## Short problem
Write out the listing below in full and exactly, leaving out every picture.
+ + + + + + +
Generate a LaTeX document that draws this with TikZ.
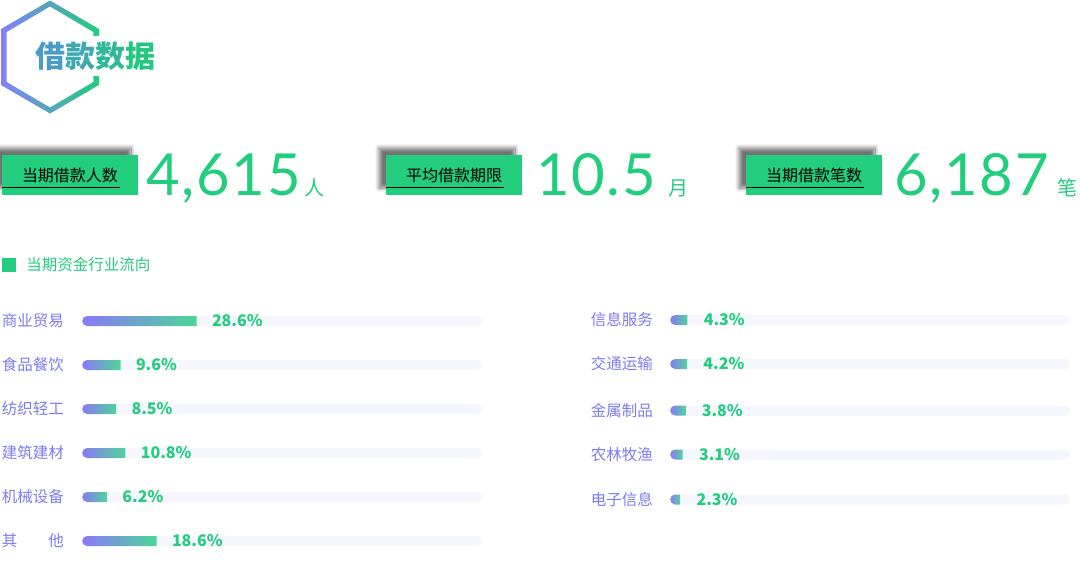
\documentclass[tikz,border=0pt]{standalone}
\usepackage{fontspec}
\usepackage{tikz}
\usetikzlibrary{calc,positioning,shapes.misc,shadows.blur}
\newfontfamily\cjk{Noto Sans CJK SC}
\newfontfamily\numfont[LetterSpace=3]{Lato}
\definecolor{maingreen}{HTML}{22CD7E}
\definecolor{hexpurple}{HTML}{8480FA}
\definecolor{barpurple}{HTML}{8B78F7}
\definecolor{bargreen}{HTML}{4CD69A}
\definecolor{tradepurple}{HTML}{7D7BF2}
\definecolor{trackgray}{HTML}{F5F6FE}
\definecolor{titleA}{HTML}{4A9CC6}
\definecolor{titleB}{HTML}{3FA8B0}
\definecolor{titleC}{HTML}{30B898}
\definecolor{titleD}{HTML}{22C880}

\begin{document}
\begin{tikzpicture}[x=1pt, y=-1pt,
    statbox/.style={fill=maingreen,
        minimum width=136pt,
        minimum height=40pt,
        inner sep=0pt,
        font=\cjk\fontsize{16}{16}\selectfont,
        blur shadow={shadow xshift=-7pt, shadow yshift=7pt,
            shadow blur radius=4pt, shadow blur steps=16,
            shadow opacity=55}},
    underline/.style={draw=black, line width=1pt},
    bignum/.style={inner sep=0pt, text=maingreen,
        font=\numfont\fontsize{58}{58}\selectfont},
    unit/.style={inner sep=0pt, text=maingreen,
        font=\cjk\fontsize{20}{20}\selectfont},
    heading/.style={inner sep=0pt, text=maingreen,
        font=\cjk\fontsize{15.5}{16}\selectfont},
    track/.style={rounded rectangle, fill=trackgray,
        minimum width=400pt, minimum height=10pt,
        inner sep=0pt, anchor=west},
    bar/.style={rounded rectangle, rounded rectangle right arc=none,
        left color=barpurple, right color=bargreen,
        minimum height=10pt, inner sep=0pt, anchor=west},
    trade/.style={inner sep=0pt, text=tradepurple,
        font=\cjk\fontsize{15.5}{16}\selectfont},
    pct/.style={inner sep=0pt, text=maingreen,
        font=\cjk\bfseries\fontsize{16}{16}\selectfont}
]
    \useasboundingbox (0,0) rectangle (1080,568);

    % Title
    \shade[left color=hexpurple, right color=maingreen, even odd rule]
        (50,0.5) -- (99,29) -- (99,85) -- (50,113.5) -- (1,85) -- (1,29) -- cycle
        (50,6.5) -- (93.3,32) -- (93.3,82) -- (50,107.5) -- (6.7,82) -- (6.7,32) -- cycle;
    \node [fill=white,
        inner sep=0pt,
        minimum height=40pt,
        anchor=west,
        font=\cjk\bfseries\fontsize{30}{30}\selectfont
    ]  (Title) at (35,56) {\textcolor{titleA}{借}\textcolor{titleB}{款}\textcolor{titleC}{数}\textcolor{titleD}{据}};

    % Stats
    \node [statbox] (BoxCount) at (70,175) {当期借款人数};
    \draw [underline] ([yshift=8pt]BoxCount.south west) -- ++(118pt,0);
    \node [bignum, anchor=base west] (NumCount) at (146,195) {4,615};
    \node [unit, base right=3pt of NumCount] (UnitCount) {人};

    \node [statbox] (BoxTerm) at (454,175) {平均借款期限};
    \draw [underline] ([yshift=8pt]BoxTerm.south west) -- ++(118pt,0);
    \node [bignum, anchor=base west] (NumTerm) at (536,195) {10.5};
    \node [unit, base right=12pt of NumTerm] (UnitTerm) {月};

    \node [statbox] (BoxLoans) at (814,175) {当期借款笔数};
    \draw [underline] ([yshift=8pt]BoxLoans.south west) -- ++(118pt,0);
    \node [bignum, anchor=base west] (NumLoans) at (894,195) {6,187};
    \node [unit, base right=8pt of NumLoans] (UnitLoans) {笔};

    % Flow
    \node [fill=maingreen, minimum size=14pt, inner sep=0pt] (Mark) at (9,265) {};
    \node [heading, right=10pt of Mark] (Heading) {当期资金行业流向};

    % Left column
    \node [track] (TrackTrade) at (82,321) {};
    \node [bar, minimum width=114.4pt] (BarTrade) at (TrackTrade.west) {};
    \node [trade, left=18pt of TrackTrade] (NameTrade) {商业贸易};
    \node [pct, right=15pt of BarTrade] (PctTrade) {28.6\%};

    \node [track] (TrackFood) at (82,365) {};
    \node [bar, minimum width=38.4pt] (BarFood) at (TrackFood.west) {};
    \node [trade, left=18pt of TrackFood] (NameFood) {食品餐饮};
    \node [pct, right=15pt of BarFood] (PctFood) {9.6\%};

    \node [track] (TrackTextile) at (82,409) {};
    \node [bar, minimum width=34pt] (BarTextile) at (TrackTextile.west) {};
    \node [trade, left=18pt of TrackTextile] (NameTextile) {纺织轻工};
    \node [pct, right=15pt of BarTextile] (PctTextile) {8.5\%};

    \node [track] (TrackBuild) at (82,453) {};
    \node [bar, minimum width=43.2pt] (BarBuild) at (TrackBuild.west) {};
    \node [trade, left=18pt of TrackBuild] (NameBuild) {建筑建材};
    \node [pct, right=15pt of BarBuild] (PctBuild) {10.8\%};

    \node [track] (TrackMachine) at (82,497) {};
    \node [bar, minimum width=24.8pt] (BarMachine) at (TrackMachine.west) {};
    \node [trade, left=18pt of TrackMachine] (NameMachine) {机械设备};
    \node [pct, right=15pt of BarMachine] (PctMachine) {6.2\%};

    \node [track] (TrackOther) at (82,541) {};
    \node [bar, minimum width=74.4pt] (BarOther) at (TrackOther.west) {};
    \node [trade, left=18pt of TrackOther] (NameOther) {\makebox[62pt]{其\hfill 他}};
    \node [pct, right=15pt of BarOther] (PctOther) {18.6\%};

    % Right column
    \node [track] (TrackInfo) at (670,320) {};
    \node [bar, minimum width=17.2pt] (BarInfo) at (TrackInfo.west) {};
    \node [trade, left=17pt of TrackInfo] (NameInfo) {信息服务};
    \node [pct, right=16pt of BarInfo] (PctInfo) {4.3\%};

    \node [track] (TrackTransport) at (670,364) {};
    \node [bar, minimum width=16.8pt] (BarTransport) at (TrackTransport.west) {};
    \node [trade, left=17pt of TrackTransport] (NameTransport) {交通运输};
    \node [pct, right=16pt of BarTransport] (PctTransport) {4.2\%};

    \node [track] (TrackMetal) at (670,410.5) {};
    \node [bar, minimum width=15.2pt] (BarMetal) at (TrackMetal.west) {};
    \node [trade, left=17pt of TrackMetal] (NameMetal) {金属制品};
    \node [pct, right=16pt of BarMetal] (PctMetal) {3.8\%};

    \node [track] (TrackFarm) at (670,454.5) {};
    \node [bar, minimum width=12.4pt] (BarFarm) at (TrackFarm.west) {};
    \node [trade, left=17pt of TrackFarm] (NameFarm) {农林牧渔};
    \node [pct, right=16pt of BarFarm] (PctFarm) {3.1\%};

    \node [track] (TrackElec) at (670,499.5) {};
    \node [bar, minimum width=9.2pt] (BarElec) at (TrackElec.west) {};
    \node [trade, left=17pt of TrackElec] (NameElec) {电子信息};
    \node [pct, right=16pt of BarElec] (PctElec) {2.3\%};

\end{tikzpicture}
\end{document}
+ + + + + + +
## Response for this exercise
Generate a LaTeX document that draws this with TikZ.
\documentclass[tikz,border=0pt]{standalone}
\usepackage{fontspec}
\usepackage{tikz}
\usetikzlibrary{calc,positioning,shapes.misc,shadows.blur}
\newfontfamily\cjk{Noto Sans CJK SC}
\newfontfamily\numfont[LetterSpace=3]{Lato}
\definecolor{maingreen}{HTML}{22CD7E}
\definecolor{hexpurple}{HTML}{8480FA}
\definecolor{barpurple}{HTML}{8B78F7}
\definecolor{bargreen}{HTML}{4CD69A}
\definecolor{tradepurple}{HTML}{7D7BF2}
\definecolor{trackgray}{HTML}{F5F6FE}
\definecolor{titleA}{HTML}{4A9CC6}
\definecolor{titleB}{HTML}{3FA8B0}
\definecolor{titleC}{HTML}{30B898}
\definecolor{titleD}{HTML}{22C880}

\begin{document}
\begin{tikzpicture}[x=1pt, y=-1pt,
    statbox/.style={fill=maingreen,
        minimum width=136pt,
        minimum height=40pt,
        inner sep=0pt,
        font=\cjk\fontsize{16}{16}\selectfont,
        blur shadow={shadow xshift=-7pt, shadow yshift=7pt,
            shadow blur radius=4pt, shadow blur steps=16,
            shadow opacity=55}},
    underline/.style={draw=black, line width=1pt},
    bignum/.style={inner sep=0pt, text=maingreen,
        font=\numfont\fontsize{58}{58}\selectfont},
    unit/.style={inner sep=0pt, text=maingreen,
        font=\cjk\fontsize{20}{20}\selectfont},
    heading/.style={inner sep=0pt, text=maingreen,
        font=\cjk\fontsize{15.5}{16}\selectfont},
    track/.style={rounded rectangle, fill=trackgray,
        minimum width=400pt, minimum height=10pt,
        inner sep=0pt, anchor=west},
    bar/.style={rounded rectangle, rounded rectangle right arc=none,
        left color=barpurple, right color=bargreen,
        minimum height=10pt, inner sep=0pt, anchor=west},
    trade/.style={inner sep=0pt, text=tradepurple,
        font=\cjk\fontsize{15.5}{16}\selectfont},
    pct/.style={inner sep=0pt, text=maingreen,
        font=\cjk\bfseries\fontsize{16}{16}\selectfont}
]
    \useasboundingbox (0,0) rectangle (1080,568);

    % Title
    \shade[left color=hexpurple, right color=maingreen, even odd rule]
        (50,0.5) -- (99,29) -- (99,85) -- (50,113.5) -- (1,85) -- (1,29) -- cycle
        (50,6.5) -- (93.3,32) -- (93.3,82) -- (50,107.5) -- (6.7,82) -- (6.7,32) -- cycle;
    \node [fill=white,
        inner sep=0pt,
        minimum height=40pt,
        anchor=west,
        font=\cjk\bfseries\fontsize{30}{30}\selectfont
    ]  (Title) at (35,56) {\textcolor{titleA}{借}\textcolor{titleB}{款}\textcolor{titleC}{数}\textcolor{titleD}{据}};

    % Stats
    \node [statbox] (BoxCount) at (70,175) {当期借款人数};
    \draw [underline] ([yshift=8pt]BoxCount.south west) -- ++(118pt,0);
    \node [bignum, anchor=base west] (NumCount) at (146,195) {4,615};
    \node [unit, base right=3pt of NumCount] (UnitCount) {人};

    \node [statbox] (BoxTerm) at (454,175) {平均借款期限};
    \draw [underline] ([yshift=8pt]BoxTerm.south west) -- ++(118pt,0);
    \node [bignum, anchor=base west] (NumTerm) at (536,195) {10.5};
    \node [unit, base right=12pt of NumTerm] (UnitTerm) {月};

    \node [statbox] (BoxLoans) at (814,175) {当期借款笔数};
    \draw [underline] ([yshift=8pt]BoxLoans.south west) -- ++(118pt,0);
    \node [bignum, anchor=base west] (NumLoans) at (894,195) {6,187};
    \node [unit, base right=8pt of NumLoans] (UnitLoans) {笔};

    % Flow
    \node [fill=maingreen, minimum size=14pt, inner sep=0pt] (Mark) at (9,265) {};
    \node [heading, right=10pt of Mark] (Heading) {当期资金行业流向};

    % Left column
    \node [track] (TrackTrade) at (82,321) {};
    \node [bar, minimum width=114.4pt] (BarTrade) at (TrackTrade.west) {};
    \node [trade, left=18pt of TrackTrade] (NameTrade) {商业贸易};
    \node [pct, right=15pt of BarTrade] (PctTrade) {28.6\%};

    \node [track] (TrackFood) at (82,365) {};
    \node [bar, minimum width=38.4pt] (BarFood) at (TrackFood.west) {};
    \node [trade, left=18pt of TrackFood] (NameFood) {食品餐饮};
    \node [pct, right=15pt of BarFood] (PctFood) {9.6\%};

    \node [track] (TrackTextile) at (82,409) {};
    \node [bar, minimum width=34pt] (BarTextile) at (TrackTextile.west) {};
    \node [trade, left=18pt of TrackTextile] (NameTextile) {纺织轻工};
    \node [pct, right=15pt of BarTextile] (PctTextile) {8.5\%};

    \node [track] (TrackBuild) at (82,453) {};
    \node [bar, minimum width=43.2pt] (BarBuild) at (TrackBuild.west) {};
    \node [trade, left=18pt of TrackBuild] (NameBuild) {建筑建材};
    \node [pct, right=15pt of BarBuild] (PctBuild) {10.8\%};

    \node [track] (TrackMachine) at (82,497) {};
    \node [bar, minimum width=24.8pt] (BarMachine) at (TrackMachine.west) {};
    \node [trade, left=18pt of TrackMachine] (NameMachine) {机械设备};
    \node [pct, right=15pt of BarMachine] (PctMachine) {6.2\%};

    \node [track] (TrackOther) at (82,541) {};
    \node [bar, minimum width=74.4pt] (BarOther) at (TrackOther.west) {};
    \node [trade, left=18pt of TrackOther] (NameOther) {\makebox[62pt]{其\hfill 他}};
    \node [pct, right=15pt of BarOther] (PctOther) {18.6\%};

    % Right column
    \node [track] (TrackInfo) at (670,320) {};
    \node [bar, minimum width=17.2pt] (BarInfo) at (TrackInfo.west) {};
    \node [trade, left=17pt of TrackInfo] (NameInfo) {信息服务};
    \node [pct, right=16pt of BarInfo] (PctInfo) {4.3\%};

    \node [track] (TrackTransport) at (670,364) {};
    \node [bar, minimum width=16.8pt] (BarTransport) at (TrackTransport.west) {};
    \node [trade, left=17pt of TrackTransport] (NameTransport) {交通运输};
    \node [pct, right=16pt of BarTransport] (PctTransport) {4.2\%};

    \node [track] (TrackMetal) at (670,410.5) {};
    \node [bar, minimum width=15.2pt] (BarMetal) at (TrackMetal.west) {};
    \node [trade, left=17pt of TrackMetal] (NameMetal) {金属制品};
    \node [pct, right=16pt of BarMetal] (PctMetal) {3.8\%};

    \node [track] (TrackFarm) at (670,454.5) {};
    \node [bar, minimum width=12.4pt] (BarFarm) at (TrackFarm.west) {};
    \node [trade, left=17pt of TrackFarm] (NameFarm) {农林牧渔};
    \node [pct, right=16pt of BarFarm] (PctFarm) {3.1\%};

    \node [track] (TrackElec) at (670,499.5) {};
    \node [bar, minimum width=9.2pt] (BarElec) at (TrackElec.west) {};
    \node [trade, left=17pt of TrackElec] (NameElec) {电子信息};
    \node [pct, right=16pt of BarElec] (PctElec) {2.3\%};

\end{tikzpicture}
\end{document}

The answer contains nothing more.